In an hour-long service at the Vista church, friends, family and fellow military men and women honored the life of 22-year-old Spc. Jeffrey D. Bisson, who died Jan. 20 while serving in Karmah, Iraq.
Bisson was a U.S. Army paratrooper assigned to the 3rd Battalion, 509th Infantry (Airborne), 4th Brigade Combat Team, 25th Infantry Division, Fort Richardson, AK. He and four other soldiers were killed when their Humvee was struck by a roadside bomb in the Anbar province.
"Here we have a man who has given his very best, and he has paid the ultimate sacrifice for his country," Army Maj. General Michael H. Sumrall said Saturday. "He didn't just join the Army, he joined the toughest part. ...That's a big deal."
One of a handful of people to speak during the service, Sumrall remembered Bisson for his courage and honor.

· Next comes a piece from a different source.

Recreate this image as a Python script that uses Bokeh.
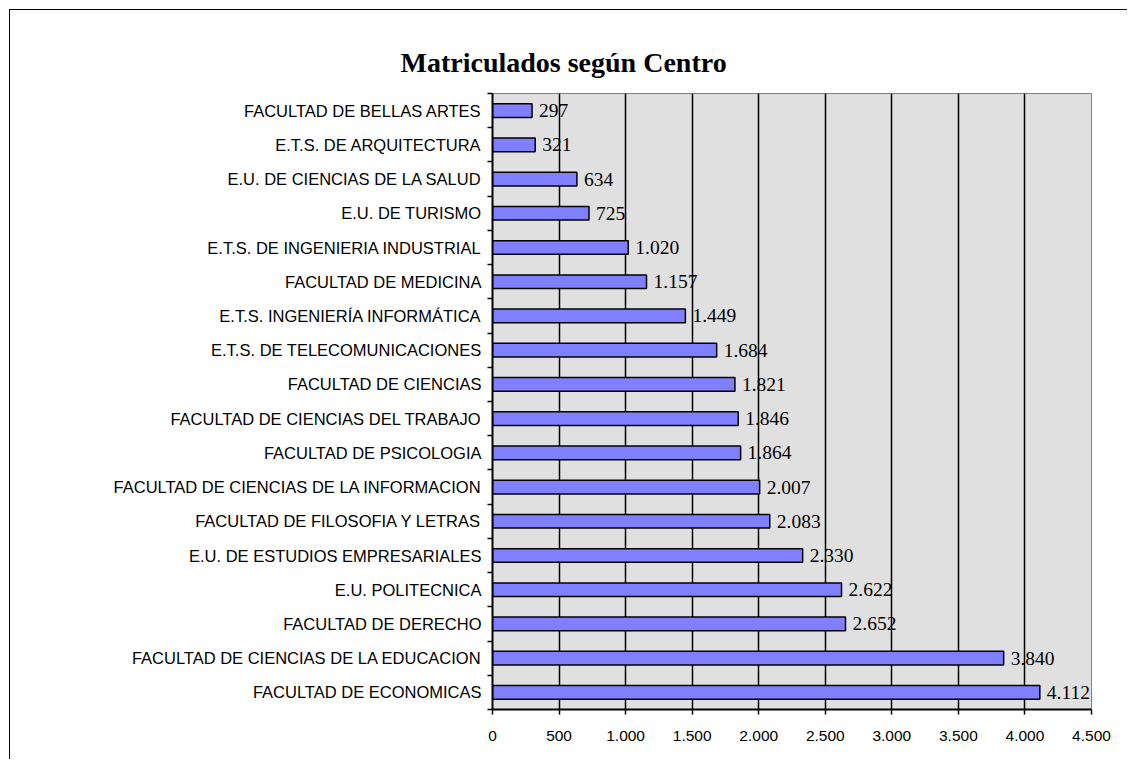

He shared messages from Bisson's battalion commander in Iraq, who said Bisson was a leader and someone "you could always count on."

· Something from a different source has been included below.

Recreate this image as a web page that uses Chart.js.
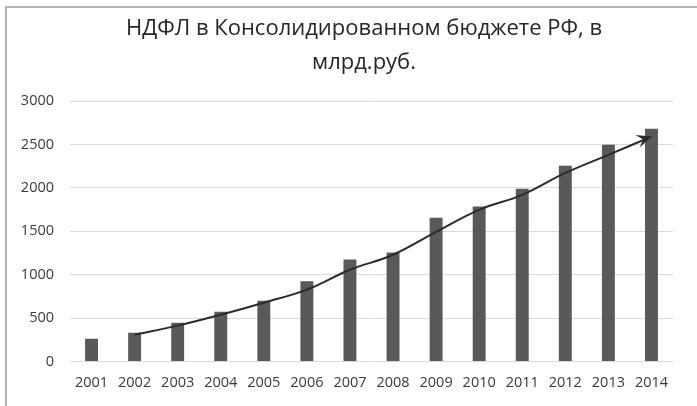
<!DOCTYPE html>
<html>
<head>
<meta charset="utf-8">
<script src="https://cdn.jsdelivr.net/npm/chart.js@4.4.1/dist/chart.umd.min.js"></script>
<style>
  html, body { margin: 0; padding: 0; background: #fff; }
  #wrap { width: 697px; height: 406px; }
</style>
</head>
<body>
<div id="wrap"><canvas id="ndfl"></canvas></div>
<script>
// годы и поступления НДФЛ, млрд руб.
var years = ['2001', '2002', '2003', '2004', '2005', '2006', '2007',
             '2008', '2009', '2010', '2011', '2012', '2013', '2014'];
var ndfl = [262, 332, 448, 575, 700, 925, 1175, 1255, 1655, 1785, 1990, 2255, 2495, 2680];
// линия тренда (со стрелкой), начинается с 2002
var trend = [null, 310, 414, 540, 678, 828, 1057, 1230, 1494, 1747, 1920, 2172, 2380, 2590];
var titleLines = ['НДФЛ в Консолидированном бюджете РФ, в', 'млрд.руб.'];

// рамка слева и сверху, как на скриншоте
var frame = {
  id: 'frame',
  beforeDraw: function (chart) {
    var c = chart.ctx;
    c.save();
    c.strokeStyle = '#9a9a9a';
    c.lineWidth = 1.5;
    c.beginPath();
    c.moveTo(6, chart.height);
    c.lineTo(6, 7);
    c.lineTo(chart.width, 7);
    c.stroke();
    c.restore();
  }
};

// заголовок чуть правее центра, как в оригинале
var heading = {
  id: 'heading',
  afterDraw: function (chart) {
    var c = chart.ctx;
    c.save();
    c.fillStyle = '#262626';
    c.font = '22px "Open Sans"';
    c.textAlign = 'center';
    c.textBaseline = 'middle';
    c.fillText(titleLines[0], 364, 29);
    c.fillText(titleLines[1], 364, 63);
    c.restore();
  }
};

var arrowHead = {
  id: 'arrowHead',
  afterDatasetsDraw: function (chart) {
    var pts = chart.getDatasetMeta(1).data;
    var a = pts[pts.length - 2], b = pts[pts.length - 1];
    var ang = Math.atan2(b.y - a.y, b.x - a.x) + 0.08;
    var len = 16, w = 0.42;
    var c = chart.ctx;
    c.save();
    c.fillStyle = '#2b2b2b';
    c.beginPath();
    c.moveTo(b.x, b.y);
    c.lineTo(b.x - len * Math.cos(ang - w), b.y - len * Math.sin(ang - w));
    c.lineTo(b.x - len * 0.55 * Math.cos(ang), b.y - len * 0.55 * Math.sin(ang));
    c.lineTo(b.x - len * Math.cos(ang + w), b.y - len * Math.sin(ang + w));
    c.closePath();
    c.fill();
    c.restore();
  }
};

new Chart(document.getElementById('ndfl'), {
  data: {
    labels: years,
    datasets: [{
      type: 'bar',
      data: ndfl,
      backgroundColor: '#595959',
      barPercentage: 0.3,
      categoryPercentage: 1,
      order: 2
    }, {
      type: 'line',
      data: trend,
      borderColor: '#2b2b2b',
      borderWidth: 2,
      tension: 0.4,
      pointRadius: 0,
      fill: false,
      order: 1
    }]
  },
  options: {
    responsive: true,
    maintainAspectRatio: false,
    animation: false,
    layout: { padding: { left: 12, right: 24, top: 101, bottom: 9 } },
    plugins: {
      legend: { display: false },
      tooltip: { enabled: false },
      title: { display: false }
    },
    scales: {
      x: {
        grid: { display: false },
        border: { display: false },
        ticks: { color: '#3a3a3a', font: { family: 'Open Sans', size: 14.5 }, maxRotation: 0, padding: 5 }
      },
      y: {
        min: 0,
        max: 3000,
        grid: { color: '#d9d9d9', drawTicks: false },
        border: { display: false },
        afterFit: function (s) { s.width = 58; },
        ticks: {
          stepSize: 500,
          color: '#3a3a3a',
          font: { family: 'Open Sans', size: 14.5 },
          padding: 16,
          callback: function (v) { return String(v); }
        }
      }
    }
  },
  plugins: [frame, heading, arrowHead]
});
</script>
</body>
</html>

"It's an honor to work with a soldier like Jeffrey," Sumrall added.
Green military tags with Bisson's name, rank, age and date of death were given to guests as they entered the hall.

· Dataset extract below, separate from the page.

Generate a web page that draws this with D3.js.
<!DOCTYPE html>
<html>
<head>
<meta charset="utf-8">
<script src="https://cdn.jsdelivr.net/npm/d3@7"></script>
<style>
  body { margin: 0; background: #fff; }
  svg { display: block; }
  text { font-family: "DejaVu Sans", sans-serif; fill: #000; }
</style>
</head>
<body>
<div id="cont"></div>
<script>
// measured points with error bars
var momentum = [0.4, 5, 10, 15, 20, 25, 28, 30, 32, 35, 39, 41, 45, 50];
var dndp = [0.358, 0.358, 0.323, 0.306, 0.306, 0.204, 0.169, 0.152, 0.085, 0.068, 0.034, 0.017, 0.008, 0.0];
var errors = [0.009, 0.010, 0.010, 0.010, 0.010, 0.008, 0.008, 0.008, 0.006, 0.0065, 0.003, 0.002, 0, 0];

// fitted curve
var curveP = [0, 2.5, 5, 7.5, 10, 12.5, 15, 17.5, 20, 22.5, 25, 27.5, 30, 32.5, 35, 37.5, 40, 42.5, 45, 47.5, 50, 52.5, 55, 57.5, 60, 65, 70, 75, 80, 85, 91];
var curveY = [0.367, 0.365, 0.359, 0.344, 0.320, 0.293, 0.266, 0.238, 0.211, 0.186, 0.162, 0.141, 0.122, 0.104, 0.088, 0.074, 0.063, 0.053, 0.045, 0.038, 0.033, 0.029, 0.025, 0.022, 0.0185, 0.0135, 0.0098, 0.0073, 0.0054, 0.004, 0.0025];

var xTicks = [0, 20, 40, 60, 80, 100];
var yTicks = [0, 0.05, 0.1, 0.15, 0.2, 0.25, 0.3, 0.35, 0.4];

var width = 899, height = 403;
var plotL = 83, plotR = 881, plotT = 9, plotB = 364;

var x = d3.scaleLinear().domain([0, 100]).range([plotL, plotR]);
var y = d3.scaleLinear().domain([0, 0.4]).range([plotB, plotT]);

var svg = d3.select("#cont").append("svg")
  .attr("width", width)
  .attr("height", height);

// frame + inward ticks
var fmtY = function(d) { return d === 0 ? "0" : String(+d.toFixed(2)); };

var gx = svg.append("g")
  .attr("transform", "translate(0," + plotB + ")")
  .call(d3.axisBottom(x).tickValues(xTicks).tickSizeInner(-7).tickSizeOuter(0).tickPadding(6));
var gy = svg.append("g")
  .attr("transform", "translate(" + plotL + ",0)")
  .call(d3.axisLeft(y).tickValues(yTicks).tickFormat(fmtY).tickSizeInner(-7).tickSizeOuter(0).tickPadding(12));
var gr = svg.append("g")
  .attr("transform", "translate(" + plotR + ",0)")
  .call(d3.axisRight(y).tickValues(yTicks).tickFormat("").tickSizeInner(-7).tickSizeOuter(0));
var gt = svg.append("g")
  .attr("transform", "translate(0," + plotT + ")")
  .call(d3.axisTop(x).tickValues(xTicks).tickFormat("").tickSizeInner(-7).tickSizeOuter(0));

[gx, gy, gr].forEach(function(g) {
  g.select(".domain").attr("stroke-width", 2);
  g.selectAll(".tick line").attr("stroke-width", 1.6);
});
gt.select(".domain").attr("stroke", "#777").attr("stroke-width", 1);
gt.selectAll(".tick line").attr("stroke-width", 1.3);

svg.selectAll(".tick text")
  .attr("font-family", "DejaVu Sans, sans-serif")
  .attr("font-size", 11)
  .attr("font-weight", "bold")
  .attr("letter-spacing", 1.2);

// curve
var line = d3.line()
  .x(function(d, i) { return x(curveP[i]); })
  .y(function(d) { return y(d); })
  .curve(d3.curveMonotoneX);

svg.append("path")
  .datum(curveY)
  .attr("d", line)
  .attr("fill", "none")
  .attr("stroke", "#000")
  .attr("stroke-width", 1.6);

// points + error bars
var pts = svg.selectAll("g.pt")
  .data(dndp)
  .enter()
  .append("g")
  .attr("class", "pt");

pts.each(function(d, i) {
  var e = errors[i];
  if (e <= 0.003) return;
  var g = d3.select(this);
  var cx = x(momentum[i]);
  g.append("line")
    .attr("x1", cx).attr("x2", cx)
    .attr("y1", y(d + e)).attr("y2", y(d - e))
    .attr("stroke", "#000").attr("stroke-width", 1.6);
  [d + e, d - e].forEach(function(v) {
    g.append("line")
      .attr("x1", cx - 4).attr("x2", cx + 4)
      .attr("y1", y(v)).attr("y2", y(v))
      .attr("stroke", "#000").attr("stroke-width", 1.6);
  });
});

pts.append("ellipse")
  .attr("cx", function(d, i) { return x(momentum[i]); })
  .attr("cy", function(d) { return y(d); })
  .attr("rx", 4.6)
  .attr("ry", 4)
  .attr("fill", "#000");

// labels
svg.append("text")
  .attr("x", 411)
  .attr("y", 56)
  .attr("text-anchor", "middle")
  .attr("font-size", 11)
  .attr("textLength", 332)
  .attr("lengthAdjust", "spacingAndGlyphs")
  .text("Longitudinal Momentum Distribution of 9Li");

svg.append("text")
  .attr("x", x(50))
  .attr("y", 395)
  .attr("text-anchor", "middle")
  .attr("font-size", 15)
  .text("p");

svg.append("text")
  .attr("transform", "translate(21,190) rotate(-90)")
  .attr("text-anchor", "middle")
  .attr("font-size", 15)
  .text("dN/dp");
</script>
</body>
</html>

Bisson made a lasting impression on people, not only through his military service but also through his love of adventure and passion for life, family and friends said.
His father, Richard Bisson, recounted stories from his son's days in the Boy Scouts. He spoke of watching him mature into a man as he became an Eagle Scout, graduated from high school and joined the military.
Whether he was mountain biking, hiking, learning how to pitch a tent and survive in the wild, or soaring through the sky in his favorite pastime ---- skydiving ---- his son gave it his all, Richard Bisson said.
"You could see that the fire of adventure in him was quickly spreading," Richard Bisson said of his son's last scout camp and first test of living in the wilderness as a teen.
Born in Chula Vista, Bisson spent the first eight years of his life living in Carlsbad and then moved to Vista with his family. There he built lasting friendships through his involvement in sports teams, the scouts and school.
In 2003, Bisson graduated from Rancho Buena Vista High School.
"He was a great friend, the best friend a guy could have," Vista resident and childhood friend Chad Maisenbracher said. "I will always remember the wonderful smile and cheerfulness he had around his family."
The boys grew up together, participating in everything from bowling and summer camps to graduating as Eagle Scouts.
"He was full of life," Maisenbracher said, adding that the only thing that Bisson couldn't get him to do was to go sky diving.
In a picture display in the lobby and a slide show during the service, guests revisited some of Bisson's life benchmarks and shared in memories of time spent with family and friends throughout the years.
Outside, two lines of more than 60 motorcycle riders from the Patriot Guard, a group of riders that stands outside the funerals of fallen troops to pay their respects and shield families from protesters, also attended. They wore leather and carried American flags as they paid tribute to the soldier, his family and loved ones. There were no protesters at the Vista service.
Bisson's 19-year-old wife, Rebecca, spoke of the beauty of the day.
"I know he is looking down on us, smiling and getting ready to make his big jump into heaven," she said during the service. "We have wonderful blue skies today."